>> start Supplied information
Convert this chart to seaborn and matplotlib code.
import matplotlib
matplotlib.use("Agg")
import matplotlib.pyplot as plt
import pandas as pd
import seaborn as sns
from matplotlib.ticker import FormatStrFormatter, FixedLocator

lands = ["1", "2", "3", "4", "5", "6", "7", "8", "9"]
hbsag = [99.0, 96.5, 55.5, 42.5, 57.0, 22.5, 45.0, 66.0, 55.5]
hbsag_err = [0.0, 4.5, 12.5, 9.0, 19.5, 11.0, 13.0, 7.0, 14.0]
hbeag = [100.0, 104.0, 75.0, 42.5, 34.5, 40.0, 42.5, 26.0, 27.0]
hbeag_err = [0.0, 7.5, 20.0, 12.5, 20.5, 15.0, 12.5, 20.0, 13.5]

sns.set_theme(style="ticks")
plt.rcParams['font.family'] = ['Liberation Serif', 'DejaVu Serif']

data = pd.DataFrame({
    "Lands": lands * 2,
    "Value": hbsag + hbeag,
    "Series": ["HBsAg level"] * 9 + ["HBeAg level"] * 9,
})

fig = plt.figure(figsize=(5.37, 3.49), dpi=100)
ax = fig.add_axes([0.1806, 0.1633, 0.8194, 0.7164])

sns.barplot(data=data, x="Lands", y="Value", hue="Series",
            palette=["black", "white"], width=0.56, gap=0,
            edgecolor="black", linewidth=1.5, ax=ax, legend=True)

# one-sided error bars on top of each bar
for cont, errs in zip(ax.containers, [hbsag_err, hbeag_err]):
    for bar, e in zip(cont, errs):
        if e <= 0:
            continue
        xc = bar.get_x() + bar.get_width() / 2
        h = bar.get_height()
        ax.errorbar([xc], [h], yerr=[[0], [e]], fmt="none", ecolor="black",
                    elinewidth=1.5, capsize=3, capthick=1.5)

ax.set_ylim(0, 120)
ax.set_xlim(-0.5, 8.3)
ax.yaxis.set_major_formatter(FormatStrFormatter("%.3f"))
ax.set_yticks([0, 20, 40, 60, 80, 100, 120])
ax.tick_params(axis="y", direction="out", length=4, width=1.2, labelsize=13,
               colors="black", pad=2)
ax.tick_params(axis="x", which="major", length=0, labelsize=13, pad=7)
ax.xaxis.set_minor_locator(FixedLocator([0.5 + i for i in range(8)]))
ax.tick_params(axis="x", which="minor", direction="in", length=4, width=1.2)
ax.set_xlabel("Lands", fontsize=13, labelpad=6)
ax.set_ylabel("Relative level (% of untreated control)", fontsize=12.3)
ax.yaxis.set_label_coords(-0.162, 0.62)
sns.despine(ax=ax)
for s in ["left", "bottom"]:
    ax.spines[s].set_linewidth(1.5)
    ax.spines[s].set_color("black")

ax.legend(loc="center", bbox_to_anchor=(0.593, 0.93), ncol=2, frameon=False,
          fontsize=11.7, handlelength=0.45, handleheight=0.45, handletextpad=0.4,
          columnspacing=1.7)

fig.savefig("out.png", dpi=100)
>> end Supplied information
Exercise brief »
Restate the data above word for word, please.

Full solution »
Convert this chart to seaborn and matplotlib code.
import matplotlib
matplotlib.use("Agg")
import matplotlib.pyplot as plt
import pandas as pd
import seaborn as sns
from matplotlib.ticker import FormatStrFormatter, FixedLocator

lands = ["1", "2", "3", "4", "5", "6", "7", "8", "9"]
hbsag = [99.0, 96.5, 55.5, 42.5, 57.0, 22.5, 45.0, 66.0, 55.5]
hbsag_err = [0.0, 4.5, 12.5, 9.0, 19.5, 11.0, 13.0, 7.0, 14.0]
hbeag = [100.0, 104.0, 75.0, 42.5, 34.5, 40.0, 42.5, 26.0, 27.0]
hbeag_err = [0.0, 7.5, 20.0, 12.5, 20.5, 15.0, 12.5, 20.0, 13.5]

sns.set_theme(style="ticks")
plt.rcParams['font.family'] = ['Liberation Serif', 'DejaVu Serif']

data = pd.DataFrame({
    "Lands": lands * 2,
    "Value": hbsag + hbeag,
    "Series": ["HBsAg level"] * 9 + ["HBeAg level"] * 9,
})

fig = plt.figure(figsize=(5.37, 3.49), dpi=100)
ax = fig.add_axes([0.1806, 0.1633, 0.8194, 0.7164])

sns.barplot(data=data, x="Lands", y="Value", hue="Series",
            palette=["black", "white"], width=0.56, gap=0,
            edgecolor="black", linewidth=1.5, ax=ax, legend=True)

# one-sided error bars on top of each bar
for cont, errs in zip(ax.containers, [hbsag_err, hbeag_err]):
    for bar, e in zip(cont, errs):
        if e <= 0:
            continue
        xc = bar.get_x() + bar.get_width() / 2
        h = bar.get_height()
        ax.errorbar([xc], [h], yerr=[[0], [e]], fmt="none", ecolor="black",
                    elinewidth=1.5, capsize=3, capthick=1.5)

ax.set_ylim(0, 120)
ax.set_xlim(-0.5, 8.3)
ax.yaxis.set_major_formatter(FormatStrFormatter("%.3f"))
ax.set_yticks([0, 20, 40, 60, 80, 100, 120])
ax.tick_params(axis="y", direction="out", length=4, width=1.2, labelsize=13,
               colors="black", pad=2)
ax.tick_params(axis="x", which="major", length=0, labelsize=13, pad=7)
ax.xaxis.set_minor_locator(FixedLocator([0.5 + i for i in range(8)]))
ax.tick_params(axis="x", which="minor", direction="in", length=4, width=1.2)
ax.set_xlabel("Lands", fontsize=13, labelpad=6)
ax.set_ylabel("Relative level (% of untreated control)", fontsize=12.3)
ax.yaxis.set_label_coords(-0.162, 0.62)
sns.despine(ax=ax)
for s in ["left", "bottom"]:
    ax.spines[s].set_linewidth(1.5)
    ax.spines[s].set_color("black")

ax.legend(loc="center", bbox_to_anchor=(0.593, 0.93), ncol=2, frameon=False,
          fontsize=11.7, handlelength=0.45, handleheight=0.45, handletextpad=0.4,
          columnspacing=1.7)

fig.savefig("out.png", dpi=100)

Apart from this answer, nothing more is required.